The only colour in the room was supplied by a crocheted blanket that lay over the lower half of the single bed. It was huge and ugly, made of a thousand different colours from blood red to privet hedge green, whatever wool the maker could get their hands on she presumed, and it must have taken years to complete.

‘I saw your sign,’ Alma said, just to have something to say. ‘Are you okay?’ She turned back to the door and looked at the old woman who was listening at it. She was tiny, with a slight hump and long blue fingernails that looked greasy, along with her squashed up skin. Her grey straw hair was cut short and was thinning on the crown.

‘They’re killing us,’ the old woman said.


"Three Things About Me is available in Hardback and for the Kindle.

Monday, 28 November 2011

Guilty Consciences



The arrival of my author copy a few days ago reminded me that I ought to post on the subject of my latest publication - a short story entitled “Conned” in the new Crime Writers’ Association anthology “Guilty Consciences”.

The CWA anthologies have been an annual event for a few years now and this one, like the last, is edited by Martin Edwards, who writes two excellent crime series, one set in Liverpool and one in the Lake District. This year’s stories include (other than mine) contributions by Robert Barnard, Ann Cleeves, HRF Keating, Peter James, Jane Finnis and by Martin himself.

Martin very generously described me in the introduction as being amongst “the most gifted members of the new generation of crime writers”. It is of course always an honour to be invited to contribute to the anthology and to join the very distinguished list of those who have had stories included in the past.

The cover has the names of the contributors in the shape of a dagger. I, it transpires, am the sharp bit at the end, which I also rather like.

The anthology is available at bookshops and on Amazon

Thursday, 24 November 2011

Macmillan New Writers Book optioned for a film


We are lucky to have Ann Weisgarber - double Orange nominee among our ranks. In case you hadn't noticed, she's on a blog tour at the moment with "The Personal History of Rachel DuPree". It has just been optioned for film by Viola Davis, star of The Help. What great news, hope it gets made, it would be a great film.

About the Book:
Winner of the Langum Prize in American Historical Fiction and the Texas Institute of Letters’ Steven Turner Award for Best Work of First Fiction
Longlisted for the Orange Prize (alongside books by Toni Morrison and Marilynne Robinson), and shortlisted for the Orange Prize for New Writers.

Her new novel "Galveston" is in the pipeline too, so I'm looking forward to another great read.

Ann Weisgarber’s TLC Book Tours TOUR STOPS:

Tuesday, November 1st: nomadreader

Wednesday, November 2nd: Peeking Between the Pages

Thursday, November 3rd: Linus’s Blanket - author Q&A

Monday, November 7th: A Bookish Libraria

Tuesday, November 8th: Man of La Book

Thursday, November 10th: Unabridged Chick

Monday, November 14th: Book Dilettante

Tuesday, November 15th: Book Chatter

Wednesday, November 16th: She is Too Fond of Books- Spotlight on Bookstores guest post

Thursday, November 17th: Book Club Classics

Friday, November 18th: Historical Tapestry - guest post

Monday, November 21st: Raging Bibliomania

Tuesday, November 22nd: The Brain Lair

Wednesday, November 23rd: Broken Teepee

Friday, November 25th: Historical Tapestry

Monday, November 28th: A Bookworm’s World

Tuesday, November 29th: My Bookshelf

Wednesday, November 30th: Elle Lit.

Wednesday, 23 November 2011

Seven Ways in Which Writing is Like Yoghurt-Making

- There are many different ways to make yoghurt.
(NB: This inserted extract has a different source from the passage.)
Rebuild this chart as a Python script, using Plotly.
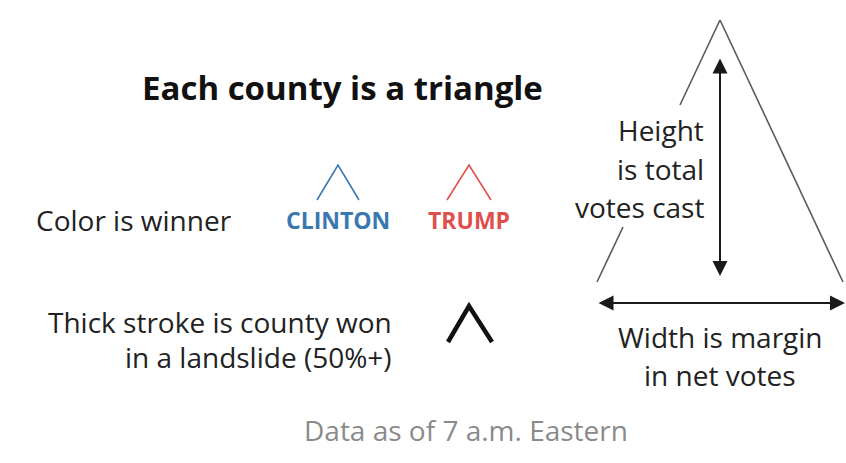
import plotly.graph_objects as go

BG = "#ffffff"
BLUE = "#3a78b0"
RED = "#df4f4c"
GRAY_LINE = "#5a5a5a"
FONT = "Open Sans"

# legend glyphs: (x list, y list) in pixel space of the 846x463 canvas
clinton_x = [317, 338, 359]
clinton_y = [200, 165, 200]
trump_x = [447, 469, 491]
trump_y = [200, 165, 200]
landslide_x = [448, 469, 492]
landslide_y = [342, 306, 342]

# big explainer triangle, left leg is broken around the label
big_left_top_x = [720, 680]
big_left_top_y = [20, 105]
big_left_low_x = [623, 597]
big_left_low_y = [227, 282]
big_right_x = [720, 843]
big_right_y = [20, 282]

fig = go.Figure()

def seg(x, y, color, width):
    fig.add_trace(go.Scatter(x=x, y=y, mode="lines", hoverinfo="skip",
                             line=dict(color=color, width=width)))

seg(clinton_x, clinton_y, BLUE, 1.6)
seg(trump_x, trump_y, RED, 1.6)
seg(landslide_x, landslide_y, "#111111", 4.5)
seg(big_left_top_x, big_left_top_y, GRAY_LINE, 1.6)
seg(big_left_low_x, big_left_low_y, GRAY_LINE, 1.6)
seg(big_right_x, big_right_y, GRAY_LINE, 1.6)

# double-headed arrows
for (x0, y0, x1, y1) in [(720, 57, 720, 276), (597, 303, 845, 303)]:
    fig.add_annotation(x=x1, y=y1, ax=x0, ay=y0, xref="x", yref="y",
                       axref="x", ayref="y", text="", showarrow=True,
                       arrowhead=2, startarrowhead=2, arrowside="end+start",
                       arrowsize=1.5, startarrowsize=1.5,
                       arrowwidth=2, arrowcolor="#1a1a1a")

def label(x, y, text, size=28, color="#222222", anchor="center", bold=False):
    fig.add_annotation(x=x, y=y, xref="x", yref="y", text=text,
                       showarrow=False, xanchor=anchor, yanchor="middle",
                       align=anchor if anchor != "center" else "center",
                       font=dict(family=FONT, size=size, color=color,
                                 weight=700 if bold else 400))

label(342, 87, "Each county is a triangle", size=33, color="#111111", bold=True)
label(34, 220, "Color is winner", anchor="left")
label(338, 220, "CLINTON", size=23, color=BLUE, bold=True)
label(469, 220, "TRUMP", size=23, color=RED, bold=True)
label(394, 322, "Thick stroke is county won", anchor="right")
label(394, 357, "in a landslide (50%+)", anchor="right")
label(706, 130, "Height", anchor="right")
label(706, 169, "is total", anchor="right")
label(706, 207, "votes cast", anchor="right")
label(720, 337, "Width is margin")
label(720, 375, "in net votes")
label(466, 430, "Data as of 7 a.m. Eastern", color="#8a8a8a")

fig.update_xaxes(range=[0, 846], visible=False, fixedrange=True)
fig.update_yaxes(range=[463, 0], visible=False, fixedrange=True)
fig.update_layout(width=846, height=463, margin=dict(l=0, r=0, t=0, b=0),
                  plot_bgcolor=BG, paper_bgcolor=BG, showlegend=False)

fig.write_html("out.html", config={"displayModeBar": False},
               post_script="document.body.style.margin='0';")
People argue about the best way to make yoghurt, but really, there is no best way. There's just your own way. You can make yoghurt in the sunshine, or standing in the kitchen. You can use machines to help you make yoghurt, or you can do it the old-fashioned way, with your two hands. (And a bowl and a spoon, but that part of the analogy obviously doesn't fit so well, so we'll gloss over that.) Another person's way of making yoghurt will never work as well for you. You have to perfect your own yoghurt-making.
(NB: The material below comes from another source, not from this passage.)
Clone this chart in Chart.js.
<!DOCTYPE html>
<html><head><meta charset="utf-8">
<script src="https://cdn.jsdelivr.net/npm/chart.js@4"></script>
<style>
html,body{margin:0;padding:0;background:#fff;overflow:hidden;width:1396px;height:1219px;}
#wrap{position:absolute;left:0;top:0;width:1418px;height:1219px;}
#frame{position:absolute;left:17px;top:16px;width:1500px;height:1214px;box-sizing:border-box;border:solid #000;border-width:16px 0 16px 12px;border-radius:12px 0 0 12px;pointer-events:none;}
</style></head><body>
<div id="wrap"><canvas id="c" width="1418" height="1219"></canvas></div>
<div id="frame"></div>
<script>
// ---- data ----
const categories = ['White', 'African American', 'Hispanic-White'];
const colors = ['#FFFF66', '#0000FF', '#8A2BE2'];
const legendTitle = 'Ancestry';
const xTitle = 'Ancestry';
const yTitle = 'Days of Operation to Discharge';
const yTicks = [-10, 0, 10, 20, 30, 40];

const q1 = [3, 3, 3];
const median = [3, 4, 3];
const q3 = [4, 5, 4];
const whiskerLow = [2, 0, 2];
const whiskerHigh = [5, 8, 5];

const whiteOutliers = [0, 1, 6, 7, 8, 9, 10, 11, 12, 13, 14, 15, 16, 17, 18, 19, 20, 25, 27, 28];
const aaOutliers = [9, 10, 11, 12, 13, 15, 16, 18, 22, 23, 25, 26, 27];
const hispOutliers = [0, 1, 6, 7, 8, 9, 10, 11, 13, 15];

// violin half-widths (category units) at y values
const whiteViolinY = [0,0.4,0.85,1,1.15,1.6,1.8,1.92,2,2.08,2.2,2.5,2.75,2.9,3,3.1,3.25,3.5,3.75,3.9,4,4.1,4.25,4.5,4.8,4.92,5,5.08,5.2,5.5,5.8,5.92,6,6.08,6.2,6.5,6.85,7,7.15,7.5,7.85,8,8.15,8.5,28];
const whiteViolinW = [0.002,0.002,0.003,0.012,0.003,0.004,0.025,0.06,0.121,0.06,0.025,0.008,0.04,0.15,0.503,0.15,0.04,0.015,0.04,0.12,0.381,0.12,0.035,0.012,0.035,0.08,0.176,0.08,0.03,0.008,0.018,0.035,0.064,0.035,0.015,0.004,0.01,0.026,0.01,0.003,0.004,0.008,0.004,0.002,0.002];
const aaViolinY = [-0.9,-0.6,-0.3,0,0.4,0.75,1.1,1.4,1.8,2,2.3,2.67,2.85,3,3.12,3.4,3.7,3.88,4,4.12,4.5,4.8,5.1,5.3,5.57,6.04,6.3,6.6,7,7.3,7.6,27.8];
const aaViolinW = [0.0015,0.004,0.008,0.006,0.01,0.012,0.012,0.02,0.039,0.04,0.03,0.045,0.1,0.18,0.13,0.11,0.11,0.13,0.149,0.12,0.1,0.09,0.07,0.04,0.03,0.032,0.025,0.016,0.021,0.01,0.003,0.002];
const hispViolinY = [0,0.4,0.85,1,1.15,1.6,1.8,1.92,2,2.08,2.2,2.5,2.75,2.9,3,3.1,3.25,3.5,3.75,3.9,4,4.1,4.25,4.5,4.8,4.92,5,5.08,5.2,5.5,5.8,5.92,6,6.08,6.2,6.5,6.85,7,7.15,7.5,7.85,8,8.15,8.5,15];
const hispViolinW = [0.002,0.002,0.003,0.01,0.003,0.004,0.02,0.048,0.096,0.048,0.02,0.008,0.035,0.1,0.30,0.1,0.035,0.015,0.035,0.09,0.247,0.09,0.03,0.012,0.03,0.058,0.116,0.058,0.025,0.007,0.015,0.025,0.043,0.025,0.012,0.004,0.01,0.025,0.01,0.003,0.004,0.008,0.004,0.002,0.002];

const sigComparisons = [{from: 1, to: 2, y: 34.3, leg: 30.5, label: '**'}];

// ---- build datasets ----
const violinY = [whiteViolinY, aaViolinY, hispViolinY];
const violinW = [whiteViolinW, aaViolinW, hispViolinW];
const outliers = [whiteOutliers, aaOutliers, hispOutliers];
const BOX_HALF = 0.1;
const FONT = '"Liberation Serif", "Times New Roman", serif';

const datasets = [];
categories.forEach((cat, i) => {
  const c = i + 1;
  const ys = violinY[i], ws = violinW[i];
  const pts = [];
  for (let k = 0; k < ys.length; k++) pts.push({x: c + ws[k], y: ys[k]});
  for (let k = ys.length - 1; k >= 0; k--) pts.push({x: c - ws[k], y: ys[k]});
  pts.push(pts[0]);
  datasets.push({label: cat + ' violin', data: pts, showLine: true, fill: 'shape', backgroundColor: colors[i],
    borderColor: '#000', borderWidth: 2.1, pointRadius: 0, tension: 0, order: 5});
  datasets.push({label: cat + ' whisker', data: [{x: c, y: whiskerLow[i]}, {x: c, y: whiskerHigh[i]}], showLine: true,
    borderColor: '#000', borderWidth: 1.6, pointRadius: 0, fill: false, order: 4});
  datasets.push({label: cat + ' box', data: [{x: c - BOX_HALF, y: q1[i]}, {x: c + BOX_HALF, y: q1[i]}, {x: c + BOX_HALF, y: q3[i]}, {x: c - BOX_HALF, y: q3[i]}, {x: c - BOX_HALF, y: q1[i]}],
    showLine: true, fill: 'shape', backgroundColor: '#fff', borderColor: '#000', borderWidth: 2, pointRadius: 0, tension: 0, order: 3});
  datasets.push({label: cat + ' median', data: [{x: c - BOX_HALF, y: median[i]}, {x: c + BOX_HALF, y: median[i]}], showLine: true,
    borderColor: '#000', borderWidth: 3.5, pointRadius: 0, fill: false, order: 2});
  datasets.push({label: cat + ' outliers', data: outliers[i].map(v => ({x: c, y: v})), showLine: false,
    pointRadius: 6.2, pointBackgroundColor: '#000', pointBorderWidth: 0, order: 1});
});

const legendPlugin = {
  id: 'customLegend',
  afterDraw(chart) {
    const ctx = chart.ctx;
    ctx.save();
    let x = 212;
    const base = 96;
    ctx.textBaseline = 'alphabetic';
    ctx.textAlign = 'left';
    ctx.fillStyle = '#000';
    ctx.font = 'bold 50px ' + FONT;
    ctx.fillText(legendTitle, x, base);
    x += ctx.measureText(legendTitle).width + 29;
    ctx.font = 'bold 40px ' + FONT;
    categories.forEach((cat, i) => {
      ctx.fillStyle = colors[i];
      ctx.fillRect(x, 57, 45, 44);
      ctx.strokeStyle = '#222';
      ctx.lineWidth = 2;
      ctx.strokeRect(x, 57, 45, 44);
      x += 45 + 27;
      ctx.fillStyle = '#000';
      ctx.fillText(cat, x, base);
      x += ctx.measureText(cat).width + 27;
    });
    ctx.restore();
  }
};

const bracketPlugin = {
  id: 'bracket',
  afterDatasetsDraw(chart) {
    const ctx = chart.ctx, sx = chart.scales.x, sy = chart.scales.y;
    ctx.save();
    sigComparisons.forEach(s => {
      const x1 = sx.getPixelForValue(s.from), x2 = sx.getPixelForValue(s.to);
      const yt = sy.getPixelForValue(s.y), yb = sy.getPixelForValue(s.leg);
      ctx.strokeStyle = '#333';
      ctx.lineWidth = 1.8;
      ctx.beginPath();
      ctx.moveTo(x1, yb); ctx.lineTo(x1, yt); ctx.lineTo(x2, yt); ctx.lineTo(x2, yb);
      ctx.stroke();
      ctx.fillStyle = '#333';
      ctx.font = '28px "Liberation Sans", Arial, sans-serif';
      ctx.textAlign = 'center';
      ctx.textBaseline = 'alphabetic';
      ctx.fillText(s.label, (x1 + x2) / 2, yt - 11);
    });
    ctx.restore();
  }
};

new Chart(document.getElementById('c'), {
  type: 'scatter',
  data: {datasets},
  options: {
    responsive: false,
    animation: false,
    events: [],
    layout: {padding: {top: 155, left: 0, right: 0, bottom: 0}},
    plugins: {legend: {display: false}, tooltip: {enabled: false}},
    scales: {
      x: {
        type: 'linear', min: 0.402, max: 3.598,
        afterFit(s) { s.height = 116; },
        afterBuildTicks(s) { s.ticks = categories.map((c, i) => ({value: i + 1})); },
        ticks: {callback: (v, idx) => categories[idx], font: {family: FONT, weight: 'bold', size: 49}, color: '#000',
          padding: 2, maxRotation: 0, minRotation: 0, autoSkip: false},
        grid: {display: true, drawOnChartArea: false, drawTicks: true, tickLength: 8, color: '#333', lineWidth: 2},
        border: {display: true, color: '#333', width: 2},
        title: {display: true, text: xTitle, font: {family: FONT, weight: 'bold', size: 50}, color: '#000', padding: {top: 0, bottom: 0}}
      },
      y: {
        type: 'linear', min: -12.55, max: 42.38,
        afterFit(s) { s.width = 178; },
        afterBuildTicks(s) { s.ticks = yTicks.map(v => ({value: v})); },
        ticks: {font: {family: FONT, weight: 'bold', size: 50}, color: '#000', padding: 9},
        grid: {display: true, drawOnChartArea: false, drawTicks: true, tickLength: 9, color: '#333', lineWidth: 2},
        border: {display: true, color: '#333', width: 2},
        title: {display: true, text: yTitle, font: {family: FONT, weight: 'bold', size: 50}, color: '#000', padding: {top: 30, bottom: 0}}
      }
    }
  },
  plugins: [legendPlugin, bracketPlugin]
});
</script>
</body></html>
- Yoghurt can be all things to all people. Sometimes people want exciting, adventurous yoghurt. Sometimes people want soothing, soft yoghurt. Sometimes people even want Greek Yoghurt, which explains why Captain Corelli's Mandolin was such a success.

- Commercial yoghurt is looked down upon by yoghurt purists. Yoghurt with chunkier fruit pieces is usually considered to be harder to get through, but more rewarding when you reach the end of the pot.
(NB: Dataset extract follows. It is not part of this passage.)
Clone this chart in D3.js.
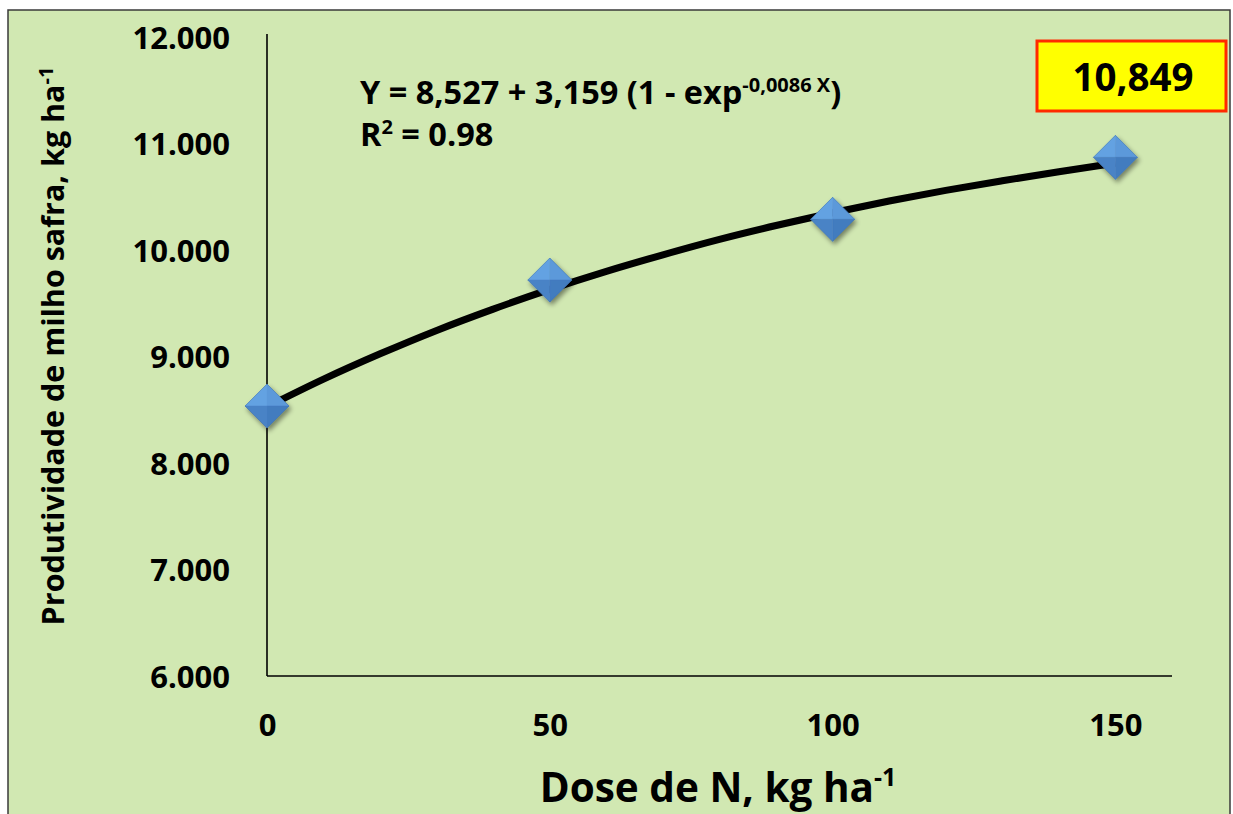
<!DOCTYPE html>
<html>
<head>
<meta charset="utf-8">
<script src="https://cdn.jsdelivr.net/npm/d3@7"></script>
<style>
  html, body { margin: 0; padding: 0; background: #ffffff; }
  svg { display: block; }
  text { font-family: "Open Sans", "Noto Sans", sans-serif; font-weight: 700; fill: #000; }
</style>
</head>
<body>
<svg id="chart" width="1233" height="814"></svg>
<script>
// ---- data ----
const doses = [0, 50, 100, 150];
const yields = [8535, 9718, 10288, 10870];
// fitted curve
const fitDoses = [0, 10, 20, 30, 40, 50, 60, 70, 80, 90, 100, 110, 120, 130, 140, 150];
const fitYields = [8527, 8787, 9025, 9245, 9445, 9630, 9800, 9955, 10100, 10230, 10350, 10460, 10560, 10650, 10735, 10815];
const xTicks = [0, 50, 100, 150];
const yTicks = [6000, 7000, 8000, 9000, 10000, 11000, 12000];
const yTickLabels = ["6.000", "7.000", "8.000", "9.000", "10.000", "11.000", "12.000"];
const highlightLabel = "10,849";

const svg = d3.select("#chart");

// chart area background + frame
svg.append("rect").attr("x", 8).attr("y", 10).attr("width", 1222).attr("height", 820)
  .attr("fill", "#d1e8b2").attr("stroke", "#3a3a3a").attr("stroke-width", 1.5);

const x = d3.scaleLinear().domain([0, 160]).range([267, 1172]);
const y = d3.scaleLinear().domain([6000, 12000]).range([676, 37]);

// defs: shadow
const defs = svg.append("defs");
const f = defs.append("filter").attr("id", "shadow").attr("x", "-50%").attr("y", "-50%").attr("width", "200%").attr("height", "200%");
f.append("feGaussianBlur").attr("in", "SourceAlpha").attr("stdDeviation", 2.5).attr("result", "b");
f.append("feOffset").attr("in", "b").attr("dx", 1.5).attr("dy", 3).attr("result", "o");
f.append("feComponentTransfer").attr("in", "o").attr("result", "o2")
  .append("feFuncA").attr("type", "linear").attr("slope", 0.45);
const m = f.append("feMerge");
m.append("feMergeNode").attr("in", "o2");
m.append("feMergeNode").attr("in", "SourceGraphic");

// axes
const yAxis = d3.axisLeft(y).tickValues(yTicks).tickSize(0)
  .tickFormat((d, i) => yTickLabels[i]);
const gy = svg.append("g").attr("transform", `translate(${x(0)},0)`).call(yAxis);
gy.select(".domain").attr("stroke", "#000").attr("stroke-width", 1.6).attr("d", `M0,${y(6000)}V34`);
gy.selectAll(".tick text").attr("x", -37).attr("dy", "0.36em")
  .style("font-size", "31px").style("font-family", "'Open Sans', sans-serif").style("font-weight", 700).attr("fill", "#000");

const xAxis = d3.axisBottom(x).tickValues(xTicks).tickSize(0).tickFormat(d3.format("d"));
const gx = svg.append("g").attr("transform", `translate(0,${y(6000)})`).call(xAxis);
gx.select(".domain").attr("stroke", "#000").attr("stroke-width", 1.6).attr("d", `M${x(0)},0H${x(160)}`);
gx.selectAll(".tick text").attr("y", 49).attr("dy", "0.36em")
  .style("font-size", "31px").style("font-family", "'Open Sans', sans-serif").style("font-weight", 700).attr("fill", "#000");

// fitted curve
const fit = fitDoses.map((d, i) => ({ x: d, y: fitYields[i] }));
const line = d3.line().x(d => x(d.x)).y(d => y(d.y)).curve(d3.curveMonotoneX);
svg.append("path").datum(fit).attr("d", line)
  .attr("fill", "none").attr("stroke", "#000").attr("stroke-width", 7).attr("stroke-linecap", "butt");

// diamonds
const pts = doses.map((d, i) => ({ x: d, y: yields[i] }));
const r = 22;
const gp = svg.append("g").selectAll("g").data(pts).join("g")
  .attr("transform", d => `translate(${x(d.x)},${y(d.y)})`)
  .attr("filter", "url(#shadow)");
const facets = [
  { p: [[-r, 0], [0, -r], [0, 0]], c: "#64a2e2" },
  { p: [[0, -r], [r, 0], [0, 0]], c: "#5c99da" },
  { p: [[r, 0], [0, r], [0, 0]], c: "#437bbf" },
  { p: [[0, r], [-r, 0], [0, 0]], c: "#4a83c6" }
];
facets.forEach(fc => {
  gp.append("path").attr("d", "M" + fc.p.map(q => q.join(",")).join("L") + "Z")
    .attr("fill", fc.c).attr("stroke", fc.c).attr("stroke-width", 0.5);
});
gp.append("path").attr("d", `M${-r},0L0,${-r}L${r},0L0,${r}Z`)
  .attr("fill", "none").attr("stroke", "#3d6fa8").attr("stroke-width", 0.8).attr("stroke-opacity", 0.6);

// equation
const eq = svg.append("text").attr("x", 360).attr("y", 104).style("font-size", "32.5px");
eq.append("tspan").text("Y = 8,527 + 3,159 (1 - exp");
eq.append("tspan").attr("dy", -12).style("font-size", "20px").text("-0,0086 X");
eq.append("tspan").attr("dy", 12).text(")");
const r2 = svg.append("text").attr("x", 360).attr("y", 146).style("font-size", "32.5px");
r2.append("tspan").text("R");
r2.append("tspan").attr("dy", -12).style("font-size", "20px").text("2");
r2.append("tspan").attr("dy", 12).text(" = 0.98");

// highlighted value box
svg.append("rect").attr("x", 1037).attr("y", 41).attr("width", 189).attr("height", 70)
  .attr("fill", "#ffff00").attr("stroke", "#ff2a00").attr("stroke-width", 3);
svg.append("text").attr("x", 1133).attr("y", 77).attr("dy", "0.36em").attr("text-anchor", "middle")
  .style("font-size", "38.5px").text(highlightLabel);

// axis titles
const xt = svg.append("text").attr("x", 718).attr("y", 802).attr("text-anchor", "middle").style("font-size", "40.5px");
xt.append("tspan").text("Dose de N, kg ha");
xt.append("tspan").attr("dy", -16).style("font-size", "25px").text("-1");

const yt = svg.append("text").attr("transform", "translate(64,346) rotate(-90)").attr("text-anchor", "middle").style("font-size", "30.5px");
yt.append("tspan").text("Produtividade de milho safra, kg ha");
yt.append("tspan").attr("dy", -11).style("font-size", "20px").text("-1");
</script>
</body>
</html>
- Celebrities should be stopped from making yoghurt. They foist their horrible yoghurt upon the rest of us. That, or they lie, and get a professional yoghurt maker to secretly make their yoghurt for them. This is despicable. Everyone please stop buying these celebrity yoghurts before all the old-school yoghurt-makers go out of business.

- In modern times, yoghurts come with accoutrements, such as little corner helpings of crunchy flakes. Or yoghurt comes in over-processed tubes, to be sucked down and instantly discarded. We are dressing up our yoghurts, but surely traditional yoghurt is the best? However, it is good to be open to changes in the yoghurt industry. Eventually yoghurt-makers will no longer need packaging and will simply squirt their yoghurts directly into the consumers' mouths. This is to be desired. Apron sales will also go up.

- Yoghurt buyers are very susceptible to yoghurt packaging. Women yoghurt buyers like pink pots. Men yoghurt buyers like manly pots in bigger sizes. It used to be true that nobody over the age of twelve wanted to be caught eating a child yoghurt in a ridiculous brightly-coloured little pot in public, but nowadays it's much more acceptable to say you like child yoghurt. Getting in touch with your inner toddler, or some such rubbish. Still, child yoghurts are lots of fun, aren't they? That Harry Potter yoghurt was excellent.

- But, however you take your yoghurt, it will always be a very cultured thing to do.